The logic is the same as in the simplified version: the red zone is MTTR and silent_p0; the path to weakening it goes through reducing manual review and losing the audit trail.

D.5 Production Readiness (Chapter 11)

The 23/25 threshold is the default value for AgentClinic-production with a medium SDD process maturity and a mixed action type. In your project, the threshold depends on the cost of a cutover error, process maturity, manual review load, and action type (stateless / stateful).

Project parameter	Low	Default (AgentClinic)	High
Cost of cutover error	internal tool: 21–22/25 only semi-manual	mixed production: auto ≥23/25	payments/healthcare: auto ≥24/25
SDD process maturity	3 months → only semi-manual 20–22	6+ months → semi-manual 20–22, auto 23+	12+ months + 50+ replays → auto 23+, fewer manual stops

Exercise

The check_readiness.py script hardcodes THRESHOLD = 23. Run it with a different value via a copy:

cd book2/examples/real-api && mkdir -p out
cp scripts/check_readiness.py out/check_readiness_t22.py
sed -i 's/THRESHOLD = 23/THRESHOLD = 22/' out/check_readiness_t22.py
python3 out/check_readiness_t22.py --readiness fixtures/readiness_block_audit.json

With THRESHOLD = 22, readiness_block_audit.json is still blocked due to audit_trace_coverage=0.7 < 1.0, even though the 22/25 sum passes. This shows that audit_trace_coverage is an independent blocking invariant, not part of the sum. The exercise is about threshold sensitivity, not a recommendation to lower the auto-tolerance.

When to revisit the threshold

Over a quarter, no readiness is blocked by the threshold — it is too low for the team's current maturity.

The share of semi-manual incidents grows for three sprints in a row — the 23/25 threshold is not met due to a systemic gap in Verification or Process.
A class of actions with stateful=true has appeared — require backup_verified and raise the threshold for that class to 24/25.
All readiness failures over a month come from a single axis — this is a gap in SDD templates; fix the templates, not move the threshold.
Readiness artifact build time exceeds the cutover SLA — reconsider which points can be automated, rather than lowering the threshold.
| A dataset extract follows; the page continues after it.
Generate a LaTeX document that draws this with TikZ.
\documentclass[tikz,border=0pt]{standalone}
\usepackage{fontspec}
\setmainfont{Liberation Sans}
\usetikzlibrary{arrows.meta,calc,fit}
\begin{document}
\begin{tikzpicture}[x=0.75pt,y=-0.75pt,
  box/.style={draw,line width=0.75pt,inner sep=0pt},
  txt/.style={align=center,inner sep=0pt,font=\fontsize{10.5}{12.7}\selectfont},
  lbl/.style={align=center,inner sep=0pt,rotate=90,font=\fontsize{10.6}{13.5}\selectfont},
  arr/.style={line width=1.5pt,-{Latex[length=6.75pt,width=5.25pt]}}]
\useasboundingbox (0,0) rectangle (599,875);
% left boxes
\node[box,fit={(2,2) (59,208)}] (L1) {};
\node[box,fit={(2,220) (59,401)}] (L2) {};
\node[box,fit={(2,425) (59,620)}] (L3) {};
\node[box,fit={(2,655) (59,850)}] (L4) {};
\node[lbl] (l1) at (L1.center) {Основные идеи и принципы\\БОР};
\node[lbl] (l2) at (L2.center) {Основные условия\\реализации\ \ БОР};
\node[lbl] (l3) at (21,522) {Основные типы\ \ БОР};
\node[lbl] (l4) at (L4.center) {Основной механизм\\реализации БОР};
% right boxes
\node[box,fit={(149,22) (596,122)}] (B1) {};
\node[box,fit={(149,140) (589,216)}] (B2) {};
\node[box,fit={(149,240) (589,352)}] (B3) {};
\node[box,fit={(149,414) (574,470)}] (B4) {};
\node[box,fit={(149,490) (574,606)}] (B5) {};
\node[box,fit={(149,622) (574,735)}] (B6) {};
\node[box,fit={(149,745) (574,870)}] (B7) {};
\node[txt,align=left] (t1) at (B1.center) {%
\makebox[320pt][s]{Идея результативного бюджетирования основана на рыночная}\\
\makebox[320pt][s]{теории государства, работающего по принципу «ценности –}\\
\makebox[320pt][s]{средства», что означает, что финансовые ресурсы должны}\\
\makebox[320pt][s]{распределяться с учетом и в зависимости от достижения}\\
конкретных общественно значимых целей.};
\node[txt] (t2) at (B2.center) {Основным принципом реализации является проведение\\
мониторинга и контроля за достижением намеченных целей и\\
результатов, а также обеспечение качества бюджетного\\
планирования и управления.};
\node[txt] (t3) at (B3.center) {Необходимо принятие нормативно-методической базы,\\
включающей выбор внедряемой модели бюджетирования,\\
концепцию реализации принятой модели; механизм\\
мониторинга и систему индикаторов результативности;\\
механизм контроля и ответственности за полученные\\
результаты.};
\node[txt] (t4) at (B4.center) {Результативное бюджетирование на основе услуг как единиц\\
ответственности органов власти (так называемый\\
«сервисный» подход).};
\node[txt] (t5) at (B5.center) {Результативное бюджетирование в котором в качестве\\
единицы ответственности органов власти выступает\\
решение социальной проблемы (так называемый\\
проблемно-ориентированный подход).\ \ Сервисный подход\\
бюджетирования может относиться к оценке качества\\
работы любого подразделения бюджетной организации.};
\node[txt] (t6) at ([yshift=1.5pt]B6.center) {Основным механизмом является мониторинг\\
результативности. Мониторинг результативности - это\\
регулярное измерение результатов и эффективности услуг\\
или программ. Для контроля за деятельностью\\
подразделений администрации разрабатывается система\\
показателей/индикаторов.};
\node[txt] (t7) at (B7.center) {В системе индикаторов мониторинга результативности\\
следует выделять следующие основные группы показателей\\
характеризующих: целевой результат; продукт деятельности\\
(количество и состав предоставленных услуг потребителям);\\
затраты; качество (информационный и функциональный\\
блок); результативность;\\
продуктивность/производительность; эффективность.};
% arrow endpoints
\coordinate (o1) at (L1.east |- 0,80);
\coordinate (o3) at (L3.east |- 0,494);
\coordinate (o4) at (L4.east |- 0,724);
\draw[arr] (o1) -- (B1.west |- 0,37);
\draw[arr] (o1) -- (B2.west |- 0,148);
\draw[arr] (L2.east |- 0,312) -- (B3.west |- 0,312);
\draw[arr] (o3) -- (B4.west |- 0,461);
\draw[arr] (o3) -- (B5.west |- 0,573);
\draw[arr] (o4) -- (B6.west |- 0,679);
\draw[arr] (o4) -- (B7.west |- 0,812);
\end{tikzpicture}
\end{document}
Risk: the 23/25 threshold is incompatible with a zero Security score at any sum — such a failure blocks merging regardless of the result. Lowering below 23/25 changes the operating mode: this is no longer auto-tolerance, but a semi-manual or canary mode. Even "low" (21/25) is a stop after every implement step and explicit operator confirmation, not a license for the agent to perform remediation on its own.